I will need to move and find some sort of a more permanent home in a few months so have been chatting to an ex-boyfriend about the possibility of sharing a house – I am sure this will make for some interesting time and certainly some interesting blogs! Certainly not where I expected to find myself at this point in my life and I am still filled with sadness about what I have lost but I am trying to stay focussed on the exciting times to come.

I am scared and excited all at once about the travel, the inevitable random sex, the new job, the unpacking of my things and settling into a new house with Tim and the discarding of pictures, items and memories from my previous life, its time to move on but the thought of this still breaks my heart.

Most of all I think I am sad that we never really finished thing off properly. Closure will be hard to achieve because we never saw each other to make the decision, we never even really spoke. It makes me sad that I meant to so little to this person I loved and who I thought loved me that I didn’t even get to say goodbye the way you should.

So the best thing to do I guess is to consider that the person has died and grieve for them as if they walked out one day and just didn’t come back, and knowing that you will never see that person again I guess this makes some degree of sense – but how do you find sense in such a senseless situation where the fallout from a small mistake changes the course of your whole life?? I don’t really know but this is what I am trying to do…..make some sense of it and try to move onto the next phase of my life and forget that this ever happened.

Monday, July 5, 2010

Post break up heartbreak

So at some point after you accept that the relationship you thought would last forever is gone and you have finished crying yourself to sleep at night for many long months, realising that a stupid financial mistake you made has caused months of turmoil and the relationship has crumbled to nothing under the strain – there is a point where you have to make a decision that nothing you do or say is going to make a difference, you are powerless to change the situation as much as you want to and you must at this point try to start living again.

This time, after you pick yourself up and dust yourself off you have to have a different perspective and a different set of rules for the future. You have to learn from ever tragedy, every broken relationship. So that’s my plan to start with. To work out what I need to learn from the situation and then start to rebuild my life.

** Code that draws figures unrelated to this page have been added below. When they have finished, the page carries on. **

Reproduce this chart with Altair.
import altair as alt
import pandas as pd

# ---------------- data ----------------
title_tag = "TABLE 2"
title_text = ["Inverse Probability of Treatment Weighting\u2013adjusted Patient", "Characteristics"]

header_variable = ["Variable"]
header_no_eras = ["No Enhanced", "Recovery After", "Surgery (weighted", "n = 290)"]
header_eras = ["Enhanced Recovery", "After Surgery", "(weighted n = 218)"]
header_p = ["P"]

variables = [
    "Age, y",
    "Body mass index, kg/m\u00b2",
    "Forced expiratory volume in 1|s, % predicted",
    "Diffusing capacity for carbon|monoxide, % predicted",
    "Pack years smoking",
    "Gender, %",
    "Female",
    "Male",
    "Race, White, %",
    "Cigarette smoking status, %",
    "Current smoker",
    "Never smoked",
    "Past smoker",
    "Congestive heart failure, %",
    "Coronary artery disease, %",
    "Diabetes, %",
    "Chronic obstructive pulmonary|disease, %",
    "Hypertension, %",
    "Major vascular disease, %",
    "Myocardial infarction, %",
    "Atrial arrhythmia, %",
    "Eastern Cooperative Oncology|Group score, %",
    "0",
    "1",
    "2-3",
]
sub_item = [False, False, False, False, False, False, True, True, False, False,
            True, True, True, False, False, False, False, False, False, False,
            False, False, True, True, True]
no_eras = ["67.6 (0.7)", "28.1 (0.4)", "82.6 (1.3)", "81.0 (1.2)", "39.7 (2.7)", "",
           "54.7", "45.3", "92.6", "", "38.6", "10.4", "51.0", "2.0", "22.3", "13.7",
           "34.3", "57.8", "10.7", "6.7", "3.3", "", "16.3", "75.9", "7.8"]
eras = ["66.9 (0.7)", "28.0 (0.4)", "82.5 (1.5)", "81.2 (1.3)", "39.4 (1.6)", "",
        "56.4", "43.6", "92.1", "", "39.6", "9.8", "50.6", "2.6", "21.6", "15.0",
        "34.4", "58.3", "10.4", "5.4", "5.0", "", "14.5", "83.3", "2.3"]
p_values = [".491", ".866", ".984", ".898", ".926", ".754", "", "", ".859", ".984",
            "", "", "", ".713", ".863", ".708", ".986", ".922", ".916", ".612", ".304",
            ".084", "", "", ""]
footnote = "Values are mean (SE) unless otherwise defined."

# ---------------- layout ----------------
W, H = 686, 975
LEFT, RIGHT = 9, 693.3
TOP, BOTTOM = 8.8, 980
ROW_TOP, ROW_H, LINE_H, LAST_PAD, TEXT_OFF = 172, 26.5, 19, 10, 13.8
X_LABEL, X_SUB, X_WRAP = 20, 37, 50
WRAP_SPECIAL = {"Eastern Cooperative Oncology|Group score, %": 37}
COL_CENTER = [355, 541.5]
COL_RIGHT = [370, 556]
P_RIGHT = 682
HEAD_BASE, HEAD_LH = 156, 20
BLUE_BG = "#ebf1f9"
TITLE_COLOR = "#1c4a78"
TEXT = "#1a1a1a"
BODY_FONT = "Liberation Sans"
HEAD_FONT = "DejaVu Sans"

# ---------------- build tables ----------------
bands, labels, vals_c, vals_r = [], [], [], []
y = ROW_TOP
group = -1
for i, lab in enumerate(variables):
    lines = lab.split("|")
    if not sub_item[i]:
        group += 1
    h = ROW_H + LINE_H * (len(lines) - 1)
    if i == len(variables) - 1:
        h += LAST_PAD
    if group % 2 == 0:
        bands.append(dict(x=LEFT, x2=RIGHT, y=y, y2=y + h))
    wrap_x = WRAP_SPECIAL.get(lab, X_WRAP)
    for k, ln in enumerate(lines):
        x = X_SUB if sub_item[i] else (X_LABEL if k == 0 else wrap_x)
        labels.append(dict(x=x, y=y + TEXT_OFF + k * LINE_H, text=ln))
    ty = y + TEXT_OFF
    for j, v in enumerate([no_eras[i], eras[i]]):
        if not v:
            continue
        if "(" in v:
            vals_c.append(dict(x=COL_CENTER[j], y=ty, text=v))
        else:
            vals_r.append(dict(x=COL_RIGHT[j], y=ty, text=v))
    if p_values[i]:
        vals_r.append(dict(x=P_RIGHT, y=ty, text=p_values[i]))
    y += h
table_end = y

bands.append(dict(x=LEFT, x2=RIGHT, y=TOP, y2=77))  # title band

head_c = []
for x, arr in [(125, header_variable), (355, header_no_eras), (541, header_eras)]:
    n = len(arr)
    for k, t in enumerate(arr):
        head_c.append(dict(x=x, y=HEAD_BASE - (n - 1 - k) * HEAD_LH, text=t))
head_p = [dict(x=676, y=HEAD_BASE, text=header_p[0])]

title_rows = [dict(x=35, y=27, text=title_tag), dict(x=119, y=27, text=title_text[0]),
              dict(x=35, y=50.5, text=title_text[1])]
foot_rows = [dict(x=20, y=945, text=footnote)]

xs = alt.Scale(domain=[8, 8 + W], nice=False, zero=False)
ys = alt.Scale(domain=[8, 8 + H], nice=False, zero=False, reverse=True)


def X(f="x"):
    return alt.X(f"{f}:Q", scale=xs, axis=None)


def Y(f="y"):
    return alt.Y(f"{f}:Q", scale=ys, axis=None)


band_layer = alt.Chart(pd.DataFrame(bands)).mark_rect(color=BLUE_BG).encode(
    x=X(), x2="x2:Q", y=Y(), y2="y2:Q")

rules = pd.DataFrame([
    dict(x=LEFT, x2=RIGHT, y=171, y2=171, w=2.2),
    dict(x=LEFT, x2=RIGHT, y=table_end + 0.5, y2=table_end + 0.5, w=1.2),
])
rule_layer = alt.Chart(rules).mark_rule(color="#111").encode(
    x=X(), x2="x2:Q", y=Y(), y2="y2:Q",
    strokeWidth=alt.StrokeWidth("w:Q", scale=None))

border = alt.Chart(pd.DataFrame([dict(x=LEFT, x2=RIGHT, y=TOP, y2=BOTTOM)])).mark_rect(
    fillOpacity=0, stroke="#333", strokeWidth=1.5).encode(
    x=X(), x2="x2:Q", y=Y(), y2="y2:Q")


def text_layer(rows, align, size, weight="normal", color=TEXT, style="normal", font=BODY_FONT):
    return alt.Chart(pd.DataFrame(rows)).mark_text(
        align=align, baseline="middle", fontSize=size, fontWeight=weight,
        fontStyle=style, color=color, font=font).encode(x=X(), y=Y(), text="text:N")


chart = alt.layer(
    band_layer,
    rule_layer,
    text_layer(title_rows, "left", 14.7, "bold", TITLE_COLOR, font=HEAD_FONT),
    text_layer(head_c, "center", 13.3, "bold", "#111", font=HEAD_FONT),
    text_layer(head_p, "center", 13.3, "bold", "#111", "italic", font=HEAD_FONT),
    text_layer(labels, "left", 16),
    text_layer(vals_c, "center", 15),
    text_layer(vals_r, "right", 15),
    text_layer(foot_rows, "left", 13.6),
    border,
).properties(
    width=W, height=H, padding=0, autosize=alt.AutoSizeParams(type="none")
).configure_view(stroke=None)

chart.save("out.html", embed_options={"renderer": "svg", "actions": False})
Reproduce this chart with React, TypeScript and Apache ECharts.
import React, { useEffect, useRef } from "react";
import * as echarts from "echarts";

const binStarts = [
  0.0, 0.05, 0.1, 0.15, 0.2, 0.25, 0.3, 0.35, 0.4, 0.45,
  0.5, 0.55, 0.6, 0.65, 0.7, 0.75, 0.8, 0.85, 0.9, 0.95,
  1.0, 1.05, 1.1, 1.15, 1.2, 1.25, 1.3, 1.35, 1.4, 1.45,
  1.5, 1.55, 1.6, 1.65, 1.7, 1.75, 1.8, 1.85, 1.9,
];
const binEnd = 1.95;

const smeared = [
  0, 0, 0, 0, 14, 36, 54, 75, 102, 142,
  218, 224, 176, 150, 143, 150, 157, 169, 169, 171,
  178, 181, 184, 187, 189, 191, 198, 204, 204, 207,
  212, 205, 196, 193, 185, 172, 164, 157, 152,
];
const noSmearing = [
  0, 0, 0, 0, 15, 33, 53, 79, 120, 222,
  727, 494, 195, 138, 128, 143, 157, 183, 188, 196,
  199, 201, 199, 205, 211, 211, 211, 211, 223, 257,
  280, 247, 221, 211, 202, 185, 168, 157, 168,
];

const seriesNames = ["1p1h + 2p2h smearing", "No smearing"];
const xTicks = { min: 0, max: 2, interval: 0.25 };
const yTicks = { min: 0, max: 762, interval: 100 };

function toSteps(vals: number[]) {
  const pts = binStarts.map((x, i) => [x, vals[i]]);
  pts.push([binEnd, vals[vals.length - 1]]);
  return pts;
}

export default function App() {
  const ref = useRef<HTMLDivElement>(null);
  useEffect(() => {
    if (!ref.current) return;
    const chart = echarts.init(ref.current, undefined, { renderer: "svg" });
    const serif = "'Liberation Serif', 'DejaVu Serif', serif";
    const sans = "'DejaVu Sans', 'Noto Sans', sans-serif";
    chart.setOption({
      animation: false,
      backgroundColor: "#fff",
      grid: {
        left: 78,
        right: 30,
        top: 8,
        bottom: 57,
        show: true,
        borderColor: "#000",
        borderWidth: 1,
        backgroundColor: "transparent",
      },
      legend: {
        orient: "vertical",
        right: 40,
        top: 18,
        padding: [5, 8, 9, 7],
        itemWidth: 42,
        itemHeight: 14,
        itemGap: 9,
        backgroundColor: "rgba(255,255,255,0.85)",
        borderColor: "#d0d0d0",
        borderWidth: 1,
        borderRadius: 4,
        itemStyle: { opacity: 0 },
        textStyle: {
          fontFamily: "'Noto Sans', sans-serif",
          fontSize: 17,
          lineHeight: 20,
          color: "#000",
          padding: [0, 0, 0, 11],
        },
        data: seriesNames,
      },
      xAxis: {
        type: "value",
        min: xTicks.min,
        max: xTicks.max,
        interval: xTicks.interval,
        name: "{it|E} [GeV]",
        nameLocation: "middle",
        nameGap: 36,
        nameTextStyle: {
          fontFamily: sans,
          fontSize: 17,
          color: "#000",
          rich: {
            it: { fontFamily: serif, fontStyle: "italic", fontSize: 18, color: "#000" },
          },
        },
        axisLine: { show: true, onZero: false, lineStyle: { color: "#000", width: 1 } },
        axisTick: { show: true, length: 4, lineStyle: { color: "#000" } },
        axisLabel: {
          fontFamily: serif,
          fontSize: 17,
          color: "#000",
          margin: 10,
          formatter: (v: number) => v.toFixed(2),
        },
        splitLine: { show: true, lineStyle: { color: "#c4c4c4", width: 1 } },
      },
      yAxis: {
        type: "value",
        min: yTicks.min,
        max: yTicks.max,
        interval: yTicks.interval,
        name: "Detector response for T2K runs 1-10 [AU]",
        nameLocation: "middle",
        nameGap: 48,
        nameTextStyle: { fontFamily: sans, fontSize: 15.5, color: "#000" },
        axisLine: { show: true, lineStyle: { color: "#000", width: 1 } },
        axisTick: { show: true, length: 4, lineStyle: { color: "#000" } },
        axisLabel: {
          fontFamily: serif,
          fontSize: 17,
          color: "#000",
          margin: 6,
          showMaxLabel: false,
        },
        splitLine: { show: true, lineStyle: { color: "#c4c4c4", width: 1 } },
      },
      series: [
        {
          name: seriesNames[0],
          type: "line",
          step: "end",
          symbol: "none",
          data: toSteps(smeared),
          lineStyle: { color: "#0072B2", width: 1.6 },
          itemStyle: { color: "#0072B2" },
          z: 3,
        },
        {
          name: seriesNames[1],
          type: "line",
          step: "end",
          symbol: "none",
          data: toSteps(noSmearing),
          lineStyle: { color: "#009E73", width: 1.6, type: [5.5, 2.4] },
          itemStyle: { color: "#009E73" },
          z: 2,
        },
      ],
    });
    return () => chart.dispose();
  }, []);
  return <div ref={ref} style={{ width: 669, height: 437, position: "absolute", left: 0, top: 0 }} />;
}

The first thing I have learned is that it is important never to get in over your head where you’re feeling for someone else are concerned. Sex is fine, I am sure I will do that again at some point with someone, probably several people again, but don’t ever fall in love. I have only done it the once, and next time I will know better than to share my heart with someone else – its my heart and I will protect it. Nobody will treat your heart with tenderness and kindness the way you expect and hope they will – when the break up occurs, and it inevitably does, if the last few months have taught me anything its that nothing last forever, especially the good stuff (that crap stuff lingers on for much longer) the gloves are off and even if you thought you could rely on that person to treat your heart with care, they won’t. Its not out of selfishness or anything evil, its just that the other person will be interested in themselves and how they feel and protecting themselves – your pain is yours alone.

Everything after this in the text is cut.